Ce phénomène « pèse d’un poids très lourd sur le continent », note Mme Ndioro Ndiaye, Directrice générale adjointe de l’OIM. Pour compenser le manque d’effectifs qualifiés, les pays africains consacrent chaque année environ 4 milliards de dollars à l’emploi d’environ 100 000 expatriés non africains. « Il est grand temps de mettre en place des programmes et des politiques qui inverseront les effets dévastateurs de la fuite des cerveaux », dit-elle.

Prise de conscience politique

Jusqu’à récemment, les pouvoirs publics africains ne semblaient pas s’inquiéter outre mesure du déficit de main d’oeuvre qualifiée, tandis que les organismes de financement du développement aggravaient souvent le problème en obligeant les pays bénéficiaires à engager des expatriés étrangers comme condition à l’octroi de prêts. De plus, les hommes politiques disaient de leurs compatriotes ayant choisi de travailler et de vivre à l’étranger qu’ils n’étaient pas de bons patriotes. Mais la montée en flèche de l’émigration de personnes qualifiées et les graves carences du continent sur le plan des ressources humaines en ont conduit plus d’un à changer d’avis.

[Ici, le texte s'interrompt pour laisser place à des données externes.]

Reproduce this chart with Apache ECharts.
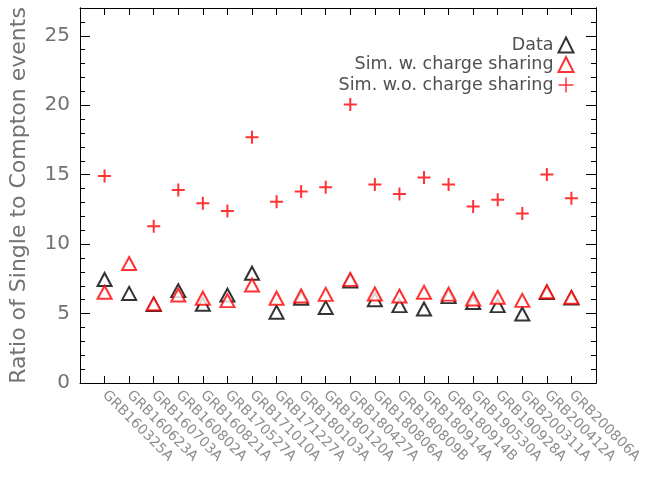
<!DOCTYPE html>
<html>
<head>
<meta charset="utf-8">
<script src="https://cdn.jsdelivr.net/npm/echarts@6/dist/echarts.min.js"></script>
<style>
  html, body { margin: 0; padding: 0; background: #fff; }
  #chart { width: 649px; height: 479px; }
</style>
</head>
<body>
<div id="chart"></div>
<script>
// GRB events, one per category slot along the x axis
const grbNames = [
  'GRB160325A', 'GRB160623A', 'GRB160703A', 'GRB160802A', 'GRB160821A',
  'GRB170527A', 'GRB171010A', 'GRB171227A', 'GRB180103A', 'GRB180120A',
  'GRB180427A', 'GRB180806A', 'GRB180809B', 'GRB180914A', 'GRB180914B',
  'GRB190530A', 'GRB190928A', 'GRB200311A', 'GRB200412A', 'GRB200806A'
];

// Ratio of single-site to Compton events
const dataRatio = [
  7.45, 6.45, 5.65, 6.65, 5.67, 6.33, 7.9, 5.1, 6.1, 5.43,
  7.35, 6.0, 5.57, 5.33, 6.22, 5.8, 5.57, 4.97, 6.52, 6.12
];
const simWithSharing = [
  6.53, 8.6, 5.7, 6.33, 6.1, 5.93, 7.05, 6.1, 6.27, 6.38,
  7.46, 6.41, 6.26, 6.53, 6.4, 6.05, 6.17, 5.95, 6.57, 6.17
];
// no simulation without charge sharing for GRB160623A
const simWithoutSharing = [
  14.9, null, 11.28, 13.9, 12.95, 12.38, 17.7, 13.05, 13.78, 14.1,
  20.05, 14.3, 13.6, 14.8, 14.3, 12.7, 13.2, 12.2, 15.02, 13.3
];

const yMajor = [0, 5, 10, 15, 20, 25];
const yMinor = [1, 2, 3, 4, 6, 7, 8, 9, 11, 12, 13, 14, 16, 17, 18, 19, 21, 22, 23, 24, 26];

const slots = grbNames.map((_, i) => i);
const toPoints = arr => arr.map((v, i) => (v == null ? null : [i, v])).filter(p => p);

const crossPath = 'path://M0,6.5L13,6.5M6.5,0L6.5,13';
const textFont = '"DejaVu Sans", sans-serif';

const frameLine = { show: true, onZero: false, lineStyle: { color: '#000', width: 1 } };

function xAxisDef(position, withLabels) {
  return {
    type: 'value', position: position, min: -1, max: 20,
    axisLine: frameLine,
    splitLine: { show: false },
    axisTick: { show: true, inside: true, length: 7, customValues: slots,
                lineStyle: { color: '#000', width: 1 } },
    axisLabel: withLabels ? {
      show: true, customValues: slots, rotate: -45, margin: 10,
      color: '#8e8e8e', fontFamily: textFont, fontSize: 14,
      formatter: v => grbNames[Math.round(v)] || ''
    } : { show: false }
  };
}

function yAxisDef(position, ticks, len, withLabels) {
  const axis = {
    type: 'value', position: position, min: 0, max: 27,
    axisLine: frameLine,
    splitLine: { show: false },
    axisTick: { show: true, inside: true, length: len, customValues: ticks,
                lineStyle: { color: '#000', width: 1 } },
    axisLabel: withLabels ? {
      show: true, customValues: yMajor, margin: 10,
      color: '#727272', fontFamily: textFont, fontSize: 20
    } : { show: false }
  };
  if (withLabels) {
    axis.name = 'Ratio of Single to Compton events';
    axis.nameLocation = 'middle';
    axis.nameGap = 50;
    axis.nameTextStyle = { color: '#727272', fontFamily: textFont, fontSize: 22 };
  }
  return axis;
}

const chart = echarts.init(document.getElementById('chart'), null, { renderer: 'canvas' });
chart.setOption({
  animation: false,
  backgroundColor: '#fff',
  grid: { left: 78, right: 53, top: 8, bottom: 96, containLabel: false },
  xAxis: [xAxisDef('bottom', true), xAxisDef('top', false)],
  yAxis: [
    yAxisDef('left', yMajor, 10, true),
    yAxisDef('left', yMinor, 5, false),
    yAxisDef('right', yMajor, 10, false),
    yAxisDef('right', yMinor, 5, false)
  ],
  legend: {
    orient: 'vertical', right: 68, top: 31, align: 'right',
    itemWidth: 15, itemHeight: 15, itemGap: 1.5,
    textStyle: { color: '#505050', fontFamily: textFont, fontSize: 17.5 },
    data: [
      { name: 'Data', icon: 'emptyTriangle',
        itemStyle: { color: '#000', borderColor: '#000', borderWidth: 1.2 } },
      { name: 'Sim. w. charge sharing', icon: 'emptyTriangle',
        itemStyle: { color: '#ff0000', borderColor: '#ff0000', borderWidth: 1.2 } },
      { name: 'Sim. w.o. charge sharing', icon: crossPath,
        itemStyle: { color: 'none', borderColor: '#ff0000', borderWidth: 1.5 } }
    ]
  },
  series: [
    {
      name: 'Data', type: 'scatter', xAxisIndex: 0, yAxisIndex: 0,
      symbol: 'emptyTriangle', symbolSize: [14, 13],
      itemStyle: { color: '#000', borderWidth: 1.6 },
      emphasis: { disabled: true },
      data: toPoints(dataRatio)
    },
    {
      name: 'Sim. w. charge sharing', type: 'scatter', xAxisIndex: 0, yAxisIndex: 0,
      symbol: 'emptyTriangle', symbolSize: [14, 13],
      itemStyle: { color: '#ff0000', borderWidth: 1.6 },
      emphasis: { disabled: true },
      data: toPoints(simWithSharing)
    },
    {
      name: 'Sim. w.o. charge sharing', type: 'scatter', xAxisIndex: 0, yAxisIndex: 0,
      symbol: crossPath, symbolSize: 13,
      itemStyle: { color: 'none', borderColor: '#ff0000', borderWidth: 2 },
      emphasis: { disabled: true },
      data: toPoints(simWithoutSharing)
    }
  ]
});
</script>
</body>
</html>
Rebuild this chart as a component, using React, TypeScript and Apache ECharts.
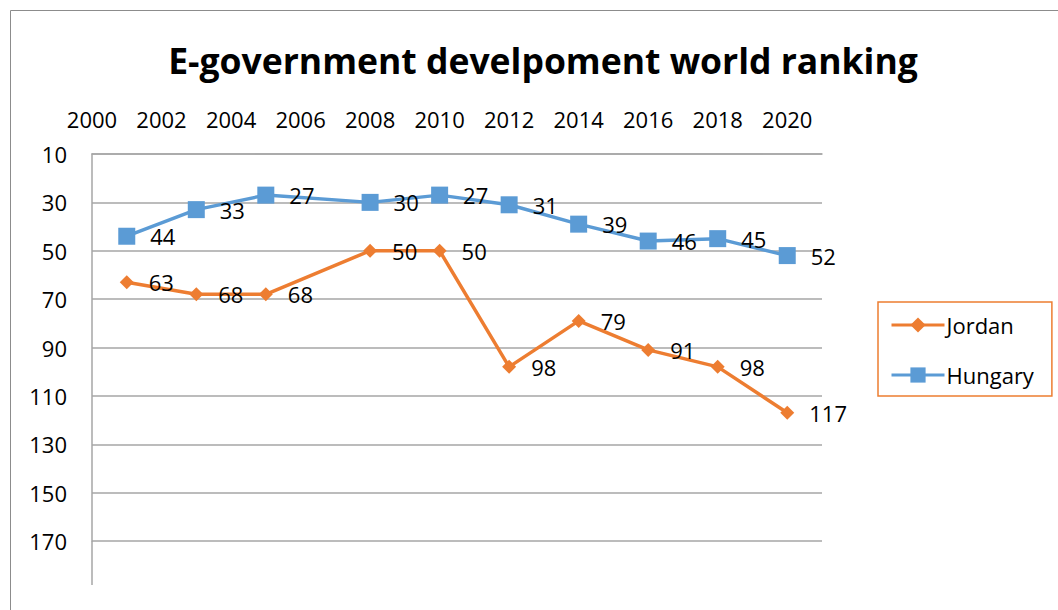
import React, { useEffect, useRef } from "react";
import * as echarts from "echarts";

const years = [2001, 2003, 2005, 2008, 2010, 2012, 2014, 2016, 2018, 2020];
const jordan = [63, 68, 68, 50, 50, 98, 79, 91, 98, 117];
const hungary = [44, 33, 27, 30, 27, 31, 39, 46, 45, 52];
const titleText = "E-government develpoment world ranking";

const FONT = "'Open Sans', sans-serif";
const ORANGE = "#ED7D31";
const BLUE = "#5B9BD5";
const GRID = "#A6A6A6";

export default function App() {
  const ref = useRef<HTMLDivElement>(null);
  useEffect(() => {
    if (!ref.current) return;
    const chart = echarts.init(ref.current, undefined, { renderer: "svg" });
    const label = {
      show: true,
      position: "right",
      distance: 15,
      color: "#000",
      fontSize: 22,
      fontFamily: FONT,
    };
    chart.setOption({
      animation: false,
      backgroundColor: "#fff",
      textStyle: { fontFamily: FONT },
      title: {
        text: titleText,
        left: 538,
        top: 37,
        textAlign: "center",
        textStyle: { fontSize: 35.5, fontWeight: "bold", color: "#000", fontFamily: FONT },
      },
      legend: {
        orient: "vertical",
        left: 878,
        top: 302,
        padding: [12, 18, 10, 12],
        itemGap: 28,
        itemWidth: 53,
        itemHeight: 19,
        borderColor: ORANGE,
        borderWidth: 1.5,
        lineStyle: { width: 3 },
        textStyle: { fontSize: 22, color: "#000", fontFamily: FONT, padding: [0, 0, 0, -3] },
        data: ["Jordan", "Hungary"],
      },
      grid: { left: 92, top: 154, right: 236, bottom: 69, containLabel: false },
      xAxis: {
        type: "value",
        position: "top",
        min: 2000,
        max: 2021,
        interval: 2,
        axisLine: { show: true, lineStyle: { color: GRID, width: 1.5 } },
        axisTick: { show: false },
        splitLine: { show: false },
        axisLabel: {
          fontSize: 22,
          color: "#000",
          fontFamily: FONT,
          margin: 24,
          formatter: (v: number) => (v % 2 === 0 ? String(v) : ""),
        },
      },
      yAxis: {
        type: "value",
        inverse: true,
        min: 10,
        max: 170,
        interval: 20,
        axisLine: { show: true, lineStyle: { color: GRID, width: 1.5 } },
        axisTick: { show: false },
        splitLine: { show: true, lineStyle: { color: GRID, width: 1.5 } },
        axisLabel: { fontSize: 22, color: "#000", fontFamily: FONT, margin: 25 },
      },
      graphic: [
        {
          type: "line",
          shape: { x1: 92, y1: 541, x2: 92, y2: 585 },
          style: { stroke: GRID, lineWidth: 1.5 },
        },
        {
          type: "polyline",
          shape: { points: [[10.5, 610], [10.5, 10.5], [1058, 10.5]] },
          style: { stroke: "#8C8C8C", lineWidth: 1, fill: "none" },
        },
      ],
      series: [
        {
          name: "Jordan",
          type: "line",
          data: years.map((y, i) => [y, jordan[i]]),
          symbol: "diamond",
          symbolSize: 14,
          itemStyle: { color: ORANGE },
          lineStyle: { color: ORANGE, width: 3.5 },
          label,
        },
        {
          name: "Hungary",
          type: "line",
          data: years.map((y, i) => [y, hungary[i]]),
          symbol: "rect",
          symbolSize: 17,
          itemStyle: { color: BLUE },
          lineStyle: { color: BLUE, width: 3.5 },
          label,
        },
      ],
    });
    return () => chart.dispose();
  }, []);
  return (
    <div
      ref={ref}
      style={{ position: "fixed", left: 0, top: 0, width: 1058, height: 610 }}
    />
  );
}
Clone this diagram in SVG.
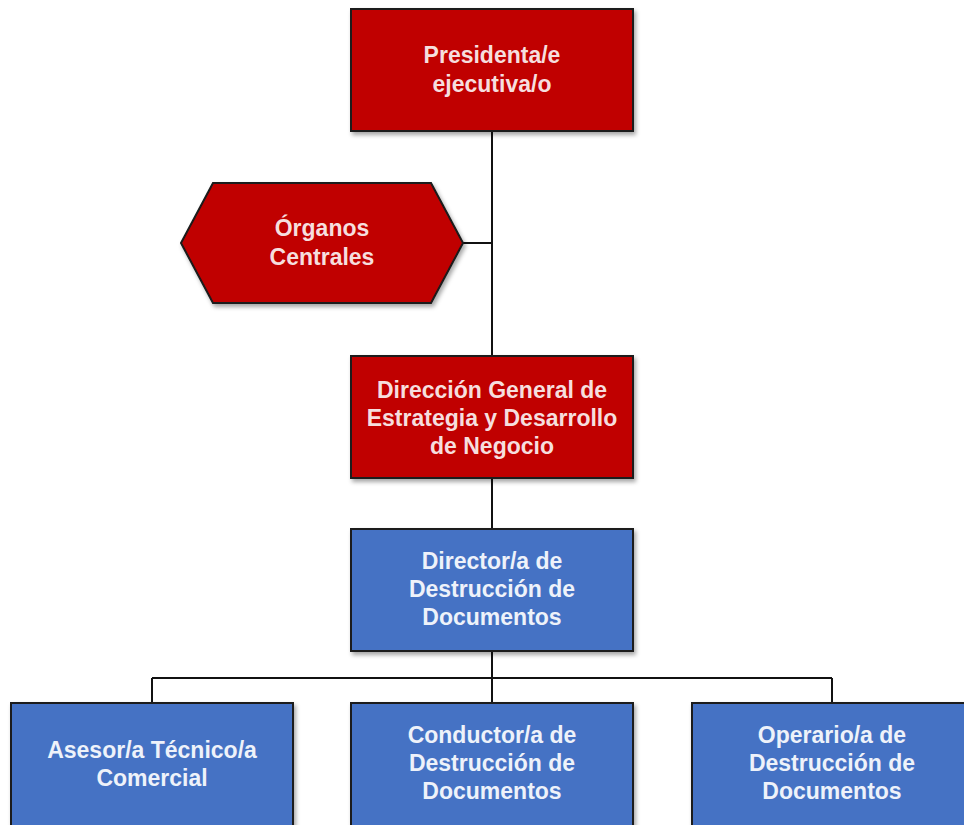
<svg xmlns="http://www.w3.org/2000/svg" width="964" height="825" viewBox="0 0 964 825">
<defs>
<filter id="sh" x="-10%" y="-10%" width="125%" height="130%">
<feDropShadow dx="2" dy="3" stdDeviation="2" flood-color="#000" flood-opacity="0.35"/>
</filter>
</defs>
<style>
.red{fill:#C00000;stroke:#1a1a1a;stroke-width:2;filter:url(#sh)}
.blue{fill:#4472C4;stroke:#1a1a1a;stroke-width:2;filter:url(#sh)}
.t{font-family:"Liberation Sans",Arial,sans-serif;font-size:23px;font-weight:bold;text-anchor:middle;dominant-baseline:central}
.tr{fill:#F6DEDE}
.tb{fill:#EEF2FA}
.c{fill:none;stroke:#111;stroke-width:2}
</style>
<rect width="964" height="825" fill="#fff"/>
<g id="connectors">
<path class="c" d="M492 131V356M463 243H492M492 478V529M492 651V703M152 678H832M152 678V703M832 678V703"/>
</g>
<g id="presidenta">
<rect class="red" x="351" y="9" width="282" height="122"/>
<text class="t tr" x="492" y="55">Presidenta/e</text>
<text class="t tr" x="492" y="84">ejecutiva/o</text>
</g>
<g id="organos">
<polygon class="red" points="181,243 213,183 431,183 463,243 431,303 213,303"/>
<text class="t tr" x="322" y="228">Órganos</text>
<text class="t tr" x="322" y="257">Centrales</text>
</g>
<g id="direccion">
<rect class="red" x="351" y="356" width="282" height="122"/>
<text class="t tr" x="492" y="390">Dirección General de</text>
<text class="t tr" x="492" y="418">Estrategia y Desarrollo</text>
<text class="t tr" x="492" y="446">de Negocio</text>
</g>
<g id="director">
<rect class="blue" x="351" y="529" width="282" height="122"/>
<text class="t tb" x="492" y="561">Director/a de</text>
<text class="t tb" x="492" y="589">Destrucción de</text>
<text class="t tb" x="492" y="617">Documentos</text>
</g>
<g id="asesor">
<rect class="blue" x="11" y="703" width="282" height="130"/>
<text class="t tb" x="152" y="750">Asesor/a Técnico/a</text>
<text class="t tb" x="152" y="778">Comercial</text>
</g>
<g id="conductor">
<rect class="blue" x="351" y="703" width="282" height="130"/>
<text class="t tb" x="492" y="735">Conductor/a de</text>
<text class="t tb" x="492" y="763">Destrucción de</text>
<text class="t tb" x="492" y="791">Documentos</text>
</g>
<g id="operario">
<rect class="blue" x="692" y="703" width="290" height="130"/>
<text class="t tb" x="832" y="735">Operario/a de</text>
<text class="t tb" x="832" y="763">Destrucción de</text>
<text class="t tb" x="832" y="791">Documentos</text>
</g>
</svg>
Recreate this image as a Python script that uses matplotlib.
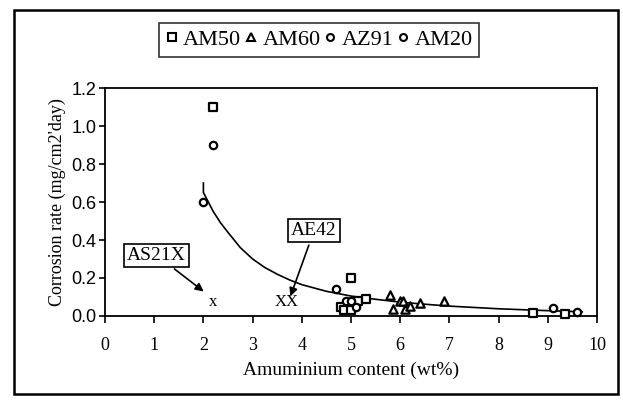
import matplotlib.pyplot as plt
from matplotlib.lines import Line2D
from matplotlib.patches import Rectangle

# corrosion rate (mg/cm2.day) vs aluminium content (wt%)
am50_al = [2.2, 4.8, 4.85, 5.0, 5.0, 5.15, 5.3, 8.7, 9.35]
am50_rate = [1.10, 0.05, 0.03, 0.20, 0.03, 0.08, 0.09, 0.015, 0.01]

am60_al = [5.8, 5.85, 6.0, 6.05, 6.1, 6.2, 6.4, 6.9]
am60_rate = [0.11, 0.035, 0.08, 0.08, 0.035, 0.055, 0.07, 0.08]

az91_al = [4.7, 4.9, 5.0, 5.1, 9.1, 9.6]
az91_rate = [0.14, 0.08, 0.08, 0.045, 0.04, 0.02]

am20_al = [2.0, 2.2]
am20_rate = [0.60, 0.90]

# trend line
fit_al = [2.0, 2.0, 2.1, 2.2, 2.35, 2.5, 2.75, 3.0, 3.25, 3.5, 3.75, 4.0,
          4.5, 5.0, 5.5, 6.0, 6.5, 7.0, 8.0, 9.0, 9.7]
fit_rate = [0.70, 0.65, 0.60, 0.55, 0.49, 0.44, 0.36, 0.30, 0.255, 0.22, 0.19, 0.165,
            0.13, 0.105, 0.088, 0.073, 0.062, 0.052, 0.038, 0.028, 0.022]

# single-point alloys marked with letters
as21x_al, as21x_rate = 2.2, 0.075
ae42_al, ae42_rate = 3.7, 0.075

SERIF = "Liberation Serif"
SANS = "Liberation Sans"

fig = plt.figure(figsize=(6.23, 4.0), dpi=100)
fig.patches.append(Rectangle((14 / 623, 1 - 394 / 400), 604 / 623, 384 / 400,
                             transform=fig.transFigure, fill=False,
                             edgecolor="black", lw=1.8))
ax = fig.add_axes([105 / 623, 1 - 316 / 400, 492 / 623, 228 / 400])

mk = dict(facecolor="white", edgecolor="black", linewidths=1.6, zorder=3, clip_on=False)
ax.scatter(am50_al, am50_rate, marker="s", s=28, **mk)
ax.scatter(am60_al, am60_rate, marker="^", s=36, **mk)
ax.scatter(az91_al, az91_rate, marker="o", s=28, **mk)
ax.scatter(am20_al, am20_rate, marker="o", s=28, **mk)

ax.plot(fit_al, fit_rate, color="black", lw=1.2, zorder=2)

ax.text(as21x_al, as21x_rate, "x", family=SERIF, fontsize=12,
        ha="center", va="center")
ax.text(ae42_al, ae42_rate, "XX", family=SERIF, fontsize=12,
        ha="center", va="center")

box = dict(boxstyle="square,pad=0.15", facecolor="white", edgecolor="black", lw=1.2)
arrow = dict(arrowstyle="-|>", color="black", lw=1.2, mutation_scale=12)
ax.annotate("AS21X", xy=(as21x_al - 0.15, as21x_rate + 0.045), xytext=(1.05, 0.32),
            family=SERIF, fontsize=14, ha="center", va="center",
            bbox=box, arrowprops=arrow)
ax.annotate("AE42", xy=(ae42_al + 0.05, ae42_rate + 0.015), xytext=(4.25, 0.45),
            family=SERIF, fontsize=14, ha="center", va="center",
            bbox=box, arrowprops=arrow)

ax.set_xlim(0, 10)
ax.set_ylim(0, 1.2)
ax.set_xticks(range(0, 11))
ax.set_yticks([0.0, 0.2, 0.4, 0.6, 0.8, 1.0, 1.2])
ax.set_yticklabels(["0.0", "0.2", "0.4", "0.6", "0.8", "1.0", "1.2"])
ax.tick_params(axis="x", direction="out", length=5, width=1.2, labelsize=13, pad=10)
ax.tick_params(axis="y", direction="out", length=4, width=1.2, labelsize=13, pad=2)
for lab in ax.get_xticklabels():
    lab.set_family(SERIF)
for lab in ax.get_yticklabels():
    lab.set_family(SANS)
for sp in ax.spines.values():
    sp.set_linewidth(1.3)

ax.set_xlabel("Amuminium content (wt%)", family=SERIF, fontsize=14, labelpad=6)
ax.set_ylabel("Corrosion rate (mg/cm2'day)", family=SERIF, fontsize=13, labelpad=4)

handles = [
    Line2D([], [], marker="s", ls="none", mfc="white", mec="black", mew=1.5, ms=6),
    Line2D([], [], marker="^", ls="none", mfc="white", mec="black", mew=1.5, ms=6),
    Line2D([], [], marker="o", ls="none", mfc="white", mec="black", mew=1.5, ms=5),
    Line2D([], [], marker="o", ls="none", mfc="white", mec="black", mew=1.5, ms=5),
]
leg = fig.legend(handles, ["AM50", "AM60", "AZ91", "AM20"], loc="center",
                 bbox_to_anchor=(319 / 623, 1 - 40 / 400), ncol=4,
                 prop={"family": SERIF, "size": 16}, frameon=True, fancybox=False,
                 handlelength=0.6, handletextpad=0.2, columnspacing=0.15,
                 borderpad=0.3, borderaxespad=0)
leg.get_frame().set_edgecolor("black")
leg.get_frame().set_linewidth(1.2)

fig.savefig("out.png", dpi=100)
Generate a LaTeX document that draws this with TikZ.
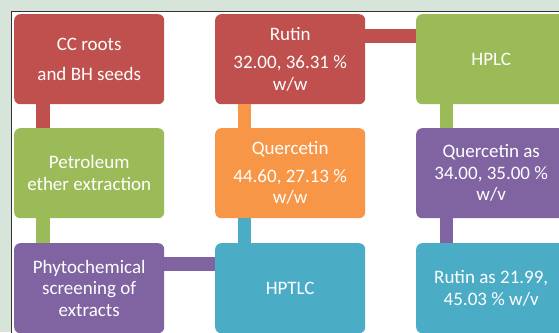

Mais ces déclarations d’intention doivent se traduire par des actes et des problèmes plus profonds devront être résolus avant que la fuite des cerveaux ne puisse être jugulée. Nombre d’Africains sont très désireux de rentrer chez eux et de participer au développement, mais leurs aspirations sont « sérieusement compromises par des pouvoirs publics négligents dont les priorités … ignorent le bien-être social », dit M. Kwaku Asante Darko, conférencier à l’Université nationale du Lesotho. M. Darko, qui est ghanéen, indique que tant que les facteurs conduisant à l’émigration persisteront, il « serait catastrophique » de penser résoudre le manque d’effectif sur le continent par un retour immédiat au pays des Africains qualifiés.